As I moved from draft to draft, however, I realised I had an unusual opportunity: these gay parents might be the only gay parents some of my readers would ever get to know. Yes, Alison Bechdel wrote about her gay father in her classic memoir, Fun Home; sure, Cameron and Mitchell raised their daughter Lily in Modern Family. But fiction offers something, a kind of living truth, that neither autobiography nor sitcom can access in the same way. This representation may seem even more crucial now to many LGBTQ people in the United States, where I live, who feel threatened by the rhetoric and actions of the new Trump Administration.
I am a reporter at The New York Times, where I cover books, so I can’t talk about my own politics in public. But regardless of what I think personally, I am in a position to introduce a gay family that, I hope, reflects real life and all the attendant love and chaos you’d find in any household with young kids.
Writing about young kids is hard. Like anyone else in a good book, they have their own agendas and temperaments, but the way they see the world and what they’re looking for is kid-specific.
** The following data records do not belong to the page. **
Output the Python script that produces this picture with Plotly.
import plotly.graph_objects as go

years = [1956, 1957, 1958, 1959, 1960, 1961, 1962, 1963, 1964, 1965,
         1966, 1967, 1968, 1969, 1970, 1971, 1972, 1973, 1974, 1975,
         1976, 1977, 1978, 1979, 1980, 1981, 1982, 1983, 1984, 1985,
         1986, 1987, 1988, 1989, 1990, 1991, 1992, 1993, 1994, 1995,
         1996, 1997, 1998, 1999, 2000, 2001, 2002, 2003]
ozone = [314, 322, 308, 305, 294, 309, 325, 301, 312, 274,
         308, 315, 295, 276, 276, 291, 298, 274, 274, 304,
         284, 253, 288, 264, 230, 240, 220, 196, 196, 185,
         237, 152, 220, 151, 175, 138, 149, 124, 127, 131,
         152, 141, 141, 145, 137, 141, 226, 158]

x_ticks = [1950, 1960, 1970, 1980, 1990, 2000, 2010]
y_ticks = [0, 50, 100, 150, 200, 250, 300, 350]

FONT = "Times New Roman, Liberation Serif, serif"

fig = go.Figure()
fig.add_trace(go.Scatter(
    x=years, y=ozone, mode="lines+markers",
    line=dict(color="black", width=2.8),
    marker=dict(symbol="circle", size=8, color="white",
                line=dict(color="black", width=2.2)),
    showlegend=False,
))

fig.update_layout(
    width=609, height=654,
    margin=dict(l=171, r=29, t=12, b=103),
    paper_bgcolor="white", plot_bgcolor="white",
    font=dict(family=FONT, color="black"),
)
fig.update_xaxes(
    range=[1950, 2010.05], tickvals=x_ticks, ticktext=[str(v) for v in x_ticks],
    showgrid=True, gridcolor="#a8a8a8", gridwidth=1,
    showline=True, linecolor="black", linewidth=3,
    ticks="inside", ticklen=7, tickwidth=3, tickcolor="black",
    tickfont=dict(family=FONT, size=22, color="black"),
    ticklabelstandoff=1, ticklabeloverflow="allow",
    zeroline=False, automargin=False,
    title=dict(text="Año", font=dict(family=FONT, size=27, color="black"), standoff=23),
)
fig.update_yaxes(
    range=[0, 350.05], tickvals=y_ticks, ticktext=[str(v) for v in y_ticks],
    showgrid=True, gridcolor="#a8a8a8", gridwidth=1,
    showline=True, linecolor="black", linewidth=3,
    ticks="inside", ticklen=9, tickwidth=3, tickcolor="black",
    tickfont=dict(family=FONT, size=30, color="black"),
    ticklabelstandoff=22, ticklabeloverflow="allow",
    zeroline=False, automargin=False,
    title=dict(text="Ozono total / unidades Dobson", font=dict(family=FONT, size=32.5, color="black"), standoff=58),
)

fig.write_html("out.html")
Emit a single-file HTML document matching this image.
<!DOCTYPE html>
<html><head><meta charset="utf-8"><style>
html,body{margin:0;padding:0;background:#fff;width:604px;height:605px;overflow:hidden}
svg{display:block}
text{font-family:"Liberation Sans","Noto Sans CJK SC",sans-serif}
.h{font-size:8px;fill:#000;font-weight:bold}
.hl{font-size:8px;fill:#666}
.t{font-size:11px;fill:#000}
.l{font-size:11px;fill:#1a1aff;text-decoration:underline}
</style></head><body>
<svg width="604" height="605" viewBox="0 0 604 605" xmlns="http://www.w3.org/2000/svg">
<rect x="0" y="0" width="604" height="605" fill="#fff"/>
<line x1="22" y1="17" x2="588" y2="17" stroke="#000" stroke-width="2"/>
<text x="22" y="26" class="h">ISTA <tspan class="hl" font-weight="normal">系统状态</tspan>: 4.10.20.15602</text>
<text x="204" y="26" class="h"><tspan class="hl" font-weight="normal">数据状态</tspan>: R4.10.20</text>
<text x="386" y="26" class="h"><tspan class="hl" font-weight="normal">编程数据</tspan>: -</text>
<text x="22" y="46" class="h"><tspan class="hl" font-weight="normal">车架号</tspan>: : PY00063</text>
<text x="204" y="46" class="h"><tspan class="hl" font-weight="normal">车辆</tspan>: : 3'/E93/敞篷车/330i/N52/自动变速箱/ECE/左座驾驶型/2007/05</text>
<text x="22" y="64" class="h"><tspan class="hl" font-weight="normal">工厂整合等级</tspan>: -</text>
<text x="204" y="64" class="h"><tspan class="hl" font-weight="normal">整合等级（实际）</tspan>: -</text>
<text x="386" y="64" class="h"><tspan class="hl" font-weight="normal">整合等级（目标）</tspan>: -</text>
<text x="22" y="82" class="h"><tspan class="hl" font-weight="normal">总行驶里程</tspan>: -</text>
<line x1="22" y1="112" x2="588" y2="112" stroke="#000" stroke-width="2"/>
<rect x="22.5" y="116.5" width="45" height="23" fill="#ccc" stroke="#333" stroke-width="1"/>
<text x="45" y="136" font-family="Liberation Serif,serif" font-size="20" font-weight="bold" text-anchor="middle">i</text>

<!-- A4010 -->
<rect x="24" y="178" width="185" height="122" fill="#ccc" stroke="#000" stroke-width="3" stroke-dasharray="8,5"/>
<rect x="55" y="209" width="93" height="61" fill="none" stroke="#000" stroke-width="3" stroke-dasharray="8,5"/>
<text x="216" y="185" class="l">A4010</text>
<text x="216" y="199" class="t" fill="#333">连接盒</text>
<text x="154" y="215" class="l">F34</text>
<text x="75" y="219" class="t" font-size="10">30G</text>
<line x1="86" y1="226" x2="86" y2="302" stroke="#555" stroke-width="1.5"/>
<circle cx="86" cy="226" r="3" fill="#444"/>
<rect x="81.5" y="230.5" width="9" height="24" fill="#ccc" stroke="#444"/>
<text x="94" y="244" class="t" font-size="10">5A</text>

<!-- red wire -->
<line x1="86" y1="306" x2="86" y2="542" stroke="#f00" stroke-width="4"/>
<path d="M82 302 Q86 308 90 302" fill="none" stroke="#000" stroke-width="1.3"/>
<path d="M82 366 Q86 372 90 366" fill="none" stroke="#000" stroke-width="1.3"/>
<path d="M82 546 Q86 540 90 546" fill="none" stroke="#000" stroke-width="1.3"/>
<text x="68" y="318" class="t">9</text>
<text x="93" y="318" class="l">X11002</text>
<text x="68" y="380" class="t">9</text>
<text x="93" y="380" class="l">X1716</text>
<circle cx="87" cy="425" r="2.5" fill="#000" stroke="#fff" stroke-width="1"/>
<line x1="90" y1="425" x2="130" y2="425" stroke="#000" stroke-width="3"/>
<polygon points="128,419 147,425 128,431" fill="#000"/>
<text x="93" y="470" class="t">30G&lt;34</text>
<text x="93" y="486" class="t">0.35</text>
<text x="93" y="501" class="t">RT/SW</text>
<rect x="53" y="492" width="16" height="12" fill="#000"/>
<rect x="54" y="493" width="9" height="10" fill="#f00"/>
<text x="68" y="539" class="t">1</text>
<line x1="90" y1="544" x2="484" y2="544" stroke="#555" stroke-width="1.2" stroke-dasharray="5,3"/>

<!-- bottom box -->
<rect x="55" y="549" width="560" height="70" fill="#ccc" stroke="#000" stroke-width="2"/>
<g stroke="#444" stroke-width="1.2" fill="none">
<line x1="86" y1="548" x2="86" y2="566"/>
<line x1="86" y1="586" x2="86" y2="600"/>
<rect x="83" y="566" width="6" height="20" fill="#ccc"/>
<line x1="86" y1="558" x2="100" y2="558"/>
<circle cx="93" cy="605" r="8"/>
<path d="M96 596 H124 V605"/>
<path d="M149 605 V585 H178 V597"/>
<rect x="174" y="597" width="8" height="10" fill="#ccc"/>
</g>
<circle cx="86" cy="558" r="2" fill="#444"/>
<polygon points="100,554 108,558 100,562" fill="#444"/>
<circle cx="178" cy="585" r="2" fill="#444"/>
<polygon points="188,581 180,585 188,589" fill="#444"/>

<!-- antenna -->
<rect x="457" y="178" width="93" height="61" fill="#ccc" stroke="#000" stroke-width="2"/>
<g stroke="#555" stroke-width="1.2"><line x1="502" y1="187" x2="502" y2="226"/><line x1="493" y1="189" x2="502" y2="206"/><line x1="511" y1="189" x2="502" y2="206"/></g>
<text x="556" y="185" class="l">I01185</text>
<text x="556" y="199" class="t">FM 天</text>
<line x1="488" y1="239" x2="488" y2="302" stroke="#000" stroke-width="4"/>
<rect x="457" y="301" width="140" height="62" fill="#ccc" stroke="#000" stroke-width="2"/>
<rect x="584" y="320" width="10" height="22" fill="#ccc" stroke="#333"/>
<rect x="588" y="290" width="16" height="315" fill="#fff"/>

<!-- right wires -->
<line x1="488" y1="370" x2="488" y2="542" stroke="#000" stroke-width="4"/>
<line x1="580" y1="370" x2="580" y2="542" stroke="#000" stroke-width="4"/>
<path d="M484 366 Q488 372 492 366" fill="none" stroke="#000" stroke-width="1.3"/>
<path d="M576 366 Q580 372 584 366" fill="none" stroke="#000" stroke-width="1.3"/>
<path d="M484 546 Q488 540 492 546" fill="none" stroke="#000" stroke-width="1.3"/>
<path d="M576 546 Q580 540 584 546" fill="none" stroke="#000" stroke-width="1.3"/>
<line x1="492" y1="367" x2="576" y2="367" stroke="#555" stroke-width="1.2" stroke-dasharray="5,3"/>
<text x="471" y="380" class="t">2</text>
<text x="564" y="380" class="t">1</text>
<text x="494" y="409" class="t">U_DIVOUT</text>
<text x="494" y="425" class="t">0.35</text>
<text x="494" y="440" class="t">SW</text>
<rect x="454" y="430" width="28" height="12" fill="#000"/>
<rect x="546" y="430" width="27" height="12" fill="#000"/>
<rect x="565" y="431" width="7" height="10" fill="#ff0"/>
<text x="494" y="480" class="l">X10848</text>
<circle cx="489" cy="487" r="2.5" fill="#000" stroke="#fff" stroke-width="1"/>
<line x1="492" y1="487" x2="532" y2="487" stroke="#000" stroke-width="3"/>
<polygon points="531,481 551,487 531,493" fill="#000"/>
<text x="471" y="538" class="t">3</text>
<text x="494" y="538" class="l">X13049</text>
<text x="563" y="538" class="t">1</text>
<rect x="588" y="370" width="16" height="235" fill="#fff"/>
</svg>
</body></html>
Adult lives might be falling apart around them, but kids still want to know if dinosaurs wore shoes or how the chicken on their plate died and if it hurt. They’re really not all that concerned about what’s going on in Mommy’s life — even if what’s going on in Mommy’s life is crucial to the plot — because when they’re little, they’re only dimly aware that Mommy is a person at all. What makes kids a challenge to get right is also what can make them such a vivid presence in a novel. They are shocks of light and surprise, completely themselves, unhindered by societal norms.
How to Sleep at Night follows four interconnected people. There’s a woman who’s become a stay-at-home mom by accident and feels like an accessory in her husband’s life. There’s a woman whose career is her entire world, but it’s a job she’s come to dread and resent. And then there are two men who are married; one is liberal, one is conservative, and as the book begins, the conservative decides to run for office.